Auf geht’s in die dritte Runde! Nach Oberstdorf und Garmisch macht die 72. Vierschanzentournee heute (13.30 Uhr, ORF 1 live) am Innsbrucker Bergisel Station. Die Frage aus rot-weiß-roter Sicht lautet: Können die ÖSV-Adler das Führungs-Duo Andreas Wellinger und Ryoyu Kobayashi noch abfangen? In der Qualifikation, die am Ende von starkem Wind geprägt war, landete Stefan Kraft hinter Garmisch-Gewinner Anze Lanišek und vor Kobayashi auf Platz zwei. Daniel Tschofenig gelang nach zuletzt mäßigen Ergebnissen mit Platz vier ein möglicher Befreiungsschlag, Jan Hörl wurde Fünfter, Manuel Fettner Zehnter. Insgesamt sind heute acht Österreicher bei der Springer-Party dabei.
Während Österreich, Deutschland, Slowenien und der Japaner Ryoyu Kobayashi seit Saisonbeginn die Podestplätze unter sich ausmachen, taumeln derzeit mit Norwegen und Polen zwei Skisprung-Großnationen durch eine schwere Krise. Tournee-Titelverteidiger Halvor Egner Granerud verpasste sowohl in Oberstdorf als auch in Garmisch das Finale der besten 30 – eine Katastrophe für das Team des österreichischen Cheftrainers Alexander Stöckl, wo aktuell nur Marius Lindvik konkurrenzfähig ist. Nicht besser steht es um die Polen: Die „Goldene Ära“ mit Kamil Stoch, Dawid Kubacki und Piotr Zyla hat ein nahes Ablaufdatum, Aleksander Zniszczol wurde auf dem Olympia-Bakken als 21. „Bester“ der Mannschaft von Thomas Thurnbichler. Der Tiroler hat sich knapp vor dem Tourneestart von Co-Trainer Marc Nölke getrennt und ihn durch Wojciech Topor ersetzt.
Bitte um Geduld
Während sich Stoch (er ist als 20. derzeit Polens Bester in der Tournee-Gesamtwertung) bereits nach dem Weltcup in Lillehammer entschuldigend an die skisprungverrückten Polen gewendet hat („An dieser Stelle bitte ich die Fans, geduldig zu sein und an uns zu glauben“), ist bei den Norwegern so richtig Feuer am Dach. Dass Kombinierer Jörgen Graabak öffentlich gegen seine skispringenden Landsleute stichelte (er empfahl in provokanter Manier, Jarl-Magnus Riiber im Spezialspringen einzusetzen), fällt definitiv in die Kategorie „unnötig“. Weit schwerwiegender ist aber die finanzielle Krise, mit der sich der norwegische Skiverband herumschlagen muss. Trotz all der Erfolge schrieb die Skisprungsparte der „Wikinger“ 2023 ein Minus von rund einer Million Euro.

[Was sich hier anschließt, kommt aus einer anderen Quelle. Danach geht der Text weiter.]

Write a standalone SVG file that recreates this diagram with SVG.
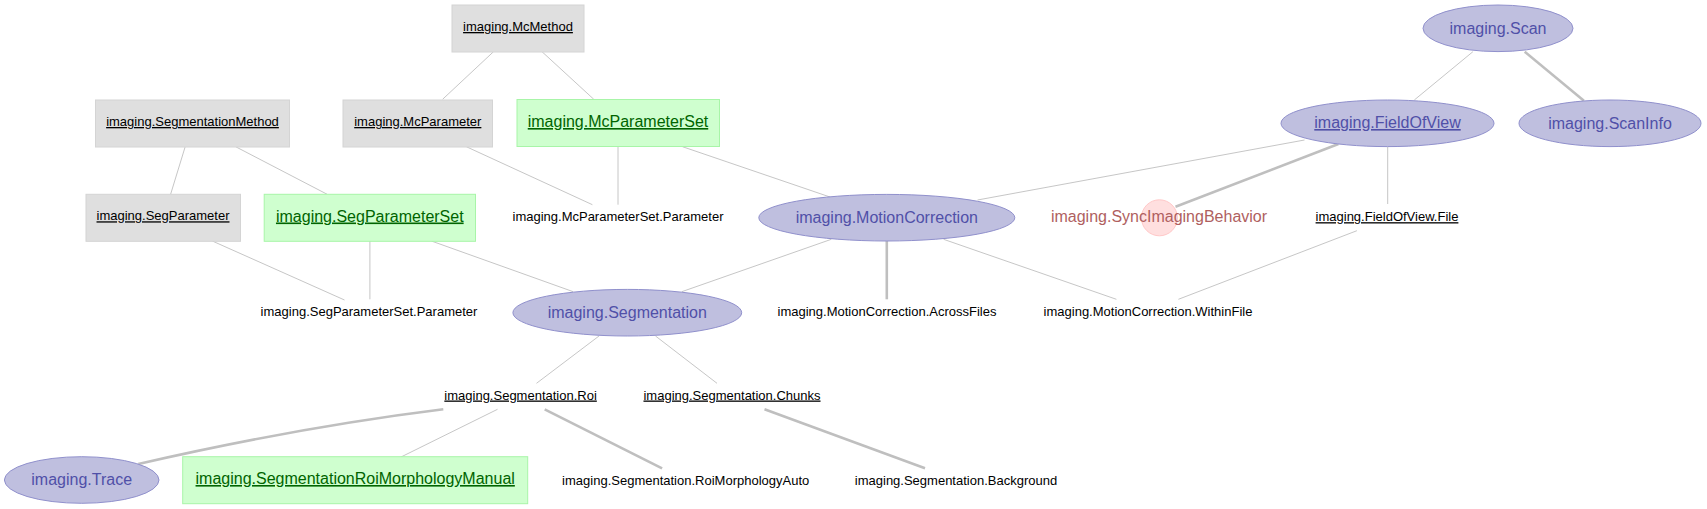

Zudem wurde den Weitenjägern das Budget gekürzt. Für Skisprung-Sportdirektor Clas Brede Braathen eine Katastrophe: „Das ist unverantwortlich und ungerecht. Wir befinden uns am absoluten Existenzminimum und können so unsere Vision, die beste Springernation der Welt zu sein, nicht erfüllen“, polterte der Funktionär bereits zu Saisonbeginn im norwegischen Fernsehen. So stand bei den Skandinaviern bereits im Raum, aus Kostengründen ein paar Weltcupstationen auszulassen. Braathen wiederum wirbt mit der Idee, dass sich die Skisprung-Sparte vom norwegischen Dachverband abspalten und selbst finanzieren soll.
Änderungen im Regelwerk
Doch der chronische Tiefflug der Polen und Norweger dürfte vor allem einen Auslöser haben: die Änderungen im Regelwerk. Um im Body-Mass-Index von 21 und damit bei der optimalen Skilänge bleiben zu können, mussten die Springer ein bis zwei Kilogramm zunehmen. Zudem wurden die zuletzt vor allem im Schritt oft extrem aufgeblähten Anzüge beschnitten, die Standhöhe inklusive Ski unter der Ferse um zwei Zentimeter verringert und die Materialstärke der gebräuchlichen Wadenkeile im Sprungschuh reduziert. Viele Neuerungen, die den bis dato erfolgreichen Ablauf eines Sprungs völlig aus der Bahn werfen können und zugleich athletischeren und größeren Athleten mehr Chancen eröffnen.